While you can find high-yield savings accounts that offer 10 times the national average, it’s important to be aware of all your options, including cash-like money market accounts (MMA). Note: Open Window uses MMAs, but does not sell MMAs. In fact, we don't sell any accounts or securities. We're licensed to provide fiduciary advice, not to sell products.
What is a Savings Account?
Just as it sounds, a savings account is a bank account specifically used for saving money. Because these accounts are designed to house money on a more medium-term basis, they can offer (but are not required to offer) a better interest rate than checking accounts.
To access the money in your savings account, you will typically need to visit a bank teller or use your online banking system. Savings accounts are not usually accessed through the use of checks or debit and ATM cards. Instead, it is common to link a savings account to a checking account, where these methods of withdrawal are more easily utilized. In fact, Regulation D limits users from withdrawing money from their savings accounts to no more than six times per month.1 Attempting to withdraw more than six times could result in penalty fees or account suspensions.
For many, a savings account provides cash available to cover unexpected expenses such as a sudden car or home repair. Savings accounts can also be used to set aside cash for medium-term goals and expenses. Examples include expenses that may occur several months into the future, such as holiday expenses and upcoming vacations.
What is a Money Market Account?
Think of a money market account as a hybrid between a checking and savings account. While an MMA still offers easy access and withdrawal capabilities and is still under the same regulation by the SEC in regard to withdrawal limits, many MMAs can be accessed using checks or ATM cards.
For many, MMAs provide accessible cash for medium or long-term goals and expenses that are anticipated one to five years into the future.
The biggest difference between an MMA and a savings account is the interest rate. Generally speaking, MMAs offer a higher interest rate than a savings account. This higher interest rate is possible because your deposit is invested in short-term debt instruments such as U.S. Treasuries, commercial paper, and certificates of deposit (CDs).
However, you'll need to choose your MMA carefully:
Currently, the national average rate for MMAs is still just 0.66% (FDIC, as of February 20, 2024).
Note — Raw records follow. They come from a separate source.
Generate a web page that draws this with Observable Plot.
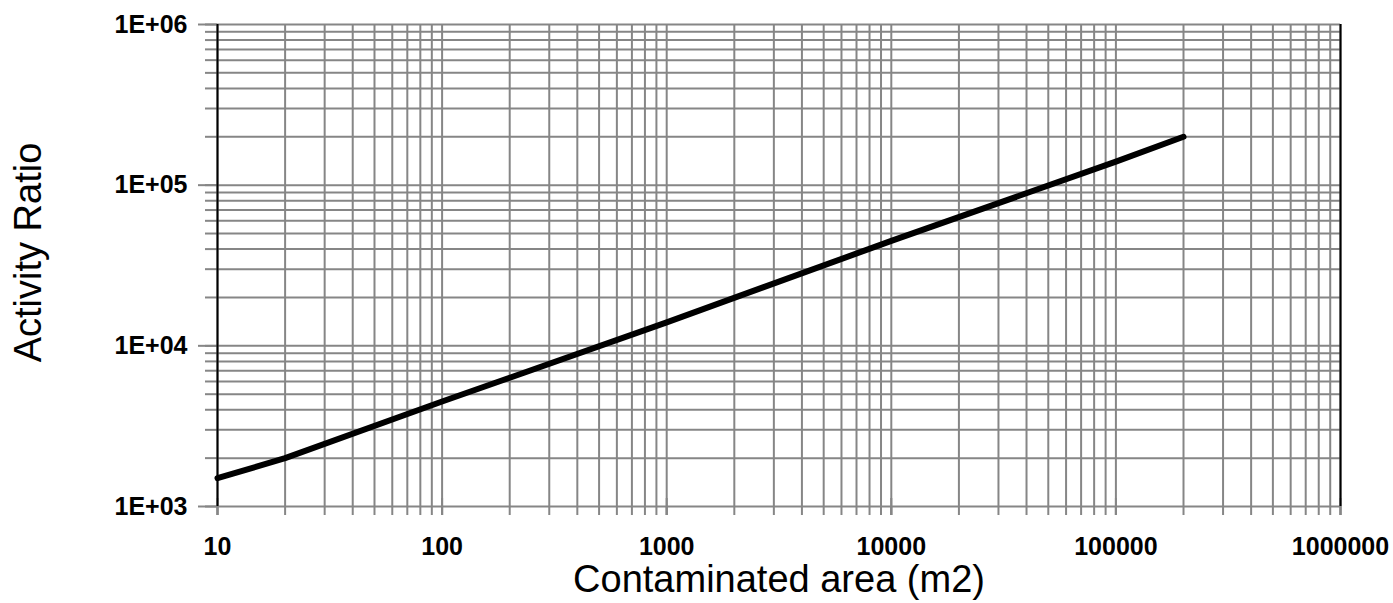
<!DOCTYPE html>
<html>
<head>
<meta charset="utf-8">
<script src="https://cdn.jsdelivr.net/npm/d3@7"></script>
<script src="https://cdn.jsdelivr.net/npm/@observablehq/plot@0.6"></script>
<style>
  html, body { margin: 0; padding: 0; background: #fff; }
  #chart { width: 1393px; height: 603px; }
</style>
</head>
<body>
<div id="chart"></div>
<script>
// Data
const area = [10, 20, 100, 1000, 10000, 100000, 200000];
const ratio = [1500, 2000, 4500, 14000, 45000, 140000, 200000];

// Tick values and labels
const xMajor = [10, 100, 1000, 10000, 100000, 1000000];
const xLabels = ["10", "100", "1000", "10000", "100000", "1000000"];
const yMajor = [1e3, 1e4, 1e5, 1e6];
const yLabels = ["1E+03", "1E+04", "1E+05", "1E+06"];
const mantissas = [1, 2, 3, 4, 5, 6, 7, 8, 9];
const xDecades = [10, 100, 1000, 10000, 100000];
const yDecades = [1e3, 1e4, 1e5];
const xGrid = xDecades.flatMap(d => mantissas.map(m => m * d)).concat([1e6]);
const yGrid = yDecades.flatMap(d => mantissas.map(m => m * d)).concat([1e6]);

const xTitle = "Contaminated area (m2)";
const yTitle = "Activity Ratio";

const gray = "#868686";
const series = area.map((a, i) => ({area: a, ratio: ratio[i]}));
const xFmt = d => xLabels[xMajor.findIndex(v => Math.abs(v - d) < 1e-6 * v)];
const yFmt = d => yLabels[yMajor.findIndex(v => Math.abs(v - d) < 1e-6 * v)];

const chart = Plot.plot({
  width: 1393,
  height: 603,
  marginLeft: 217,
  marginRight: 53,
  marginTop: 24,
  marginBottom: 97,
  x: {type: "log", domain: [10, 1e6]},
  y: {type: "log", domain: [1e3, 1e6]},
  style: {
    fontFamily: "'Liberation Sans', Arial, sans-serif",
    fontSize: "25px",
    fontWeight: "bold",
    background: "white",
    color: "black",
    overflow: "visible"
  },
  marks: [
    Plot.gridX(xGrid, {stroke: gray, strokeOpacity: 1, strokeWidth: 2}),
    Plot.gridY(yGrid, {stroke: gray, strokeOpacity: 1, strokeWidth: 2}),
    // minor outward ticks
    Plot.axisX({ticks: xGrid, tickSize: 9, tickFormat: () => "", stroke: gray, strokeWidth: 2, label: null}),
    Plot.axisY({ticks: yGrid, tickSize: 12, tickFormat: () => "", stroke: gray, strokeWidth: 2, label: null}),
    // major crossing ticks on x
    Plot.axisX({ticks: xMajor, tickSize: 17, dy: -8, tickFormat: () => "", stroke: gray, strokeWidth: 2, label: null}),
    // major labels
    Plot.axisX({ticks: xMajor, tickSize: 9, tickPadding: 22, tickFormat: xFmt, stroke: gray, strokeWidth: 2, fill: "black", label: null}),
    Plot.axisY({ticks: yMajor, tickSize: 19, tickPadding: 11, tickFormat: yFmt, stroke: gray, strokeWidth: 2, fill: "black", label: null}),
    // black frame sides
    Plot.ruleX([10, 1e6], {stroke: "black", strokeWidth: 2}),
    // the curve
    Plot.line(series, {x: "area", y: "ratio", stroke: "black", strokeWidth: 6}),
    // axis titles
    Plot.text([xTitle], {frameAnchor: "bottom", textAnchor: "middle", lineAnchor: "middle", dy: 73, fontSize: 38, fontWeight: "normal", fill: "black"}),
    Plot.text([yTitle], {frameAnchor: "left", textAnchor: "middle", lineAnchor: "middle", rotate: -90, dx: -189, dy: -13, fontSize: 38, fontWeight: "normal", fill: "black"})
  ]
});
document.getElementById("chart").appendChild(chart);
</script>
</body>
</html>
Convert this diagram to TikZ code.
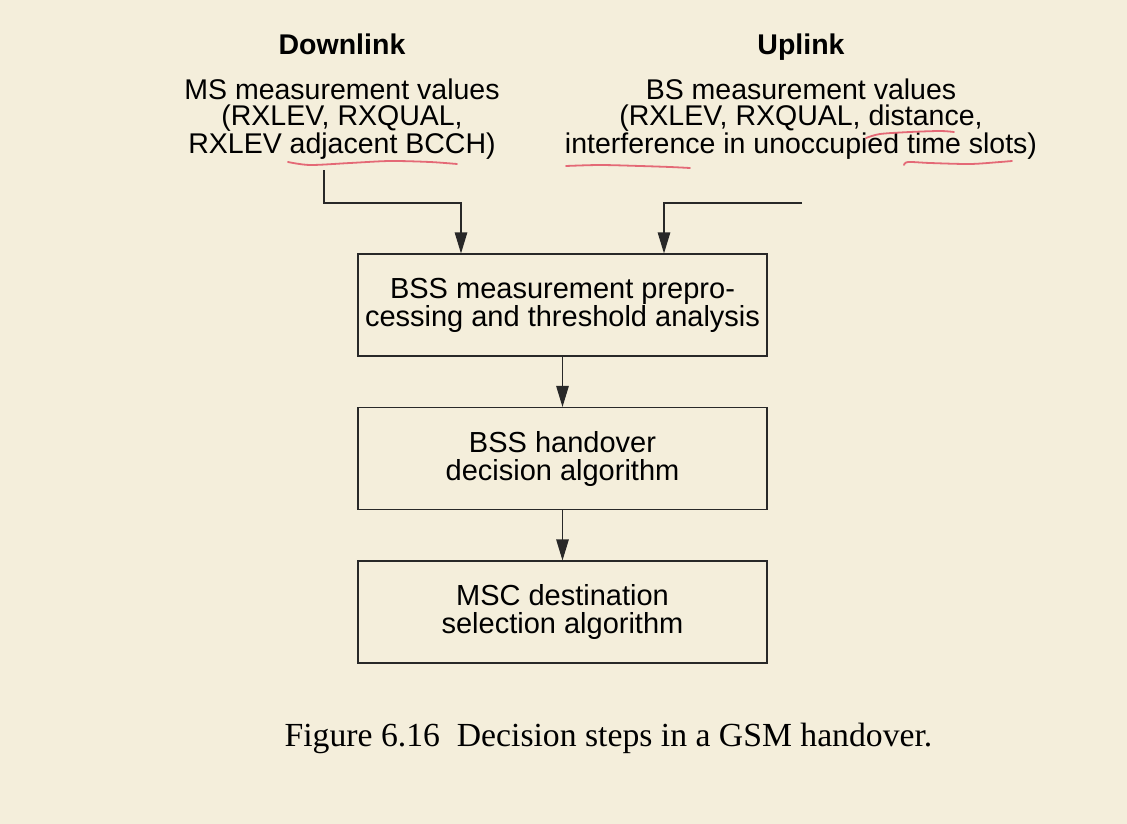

Which is Right for You: a Savings Account or a Money Market Account?
While savings accounts and MMAs are similar in nature, there are a few other key differences to consider.
While the higher interest rates of an MMA may be appealing, you want to be sure to maintain any minimum required amount in the account. If this causes concern, you may want to set aside what you have in a savings account instead.
We encourage clients to use both savings accounts and MMAs. What we see working well is a mixture of three primary cash accounts: one checking account, one savings account, and one money market account.
The cash balances you choose to keep in these three accounts highlight another important difference: your status as "retirees", or as those "not yet retired".
Retirees
Retirees typically need to rely on their cash savings to meet living expenses. Therefore, they may consider keeping very little in a checking account, a healthy balance in a savings account, and up to one to two years of living expenses in a higher-interest MMA.
Not Yet Retired
Those who are still working tend to rely on their earned income to meet living expenses. Since they don't need to rely on withdrawals from their cash savings as heavily as retirees, they may consider limiting their savings account balance while favoring a higher-interest MMA.
Just like retirees, those "not yet retired" should consider limiting their checking account balance due to the usual lack of interest paid, and security concerns.
Let Us Personalize These Ideas For You
As you look to manage your cash, it’s important to weigh all of your options. Remember to consider the interest rates, minimum requirements, and accessibility differences between your savings and MMA account options to find what works best for you and your savings.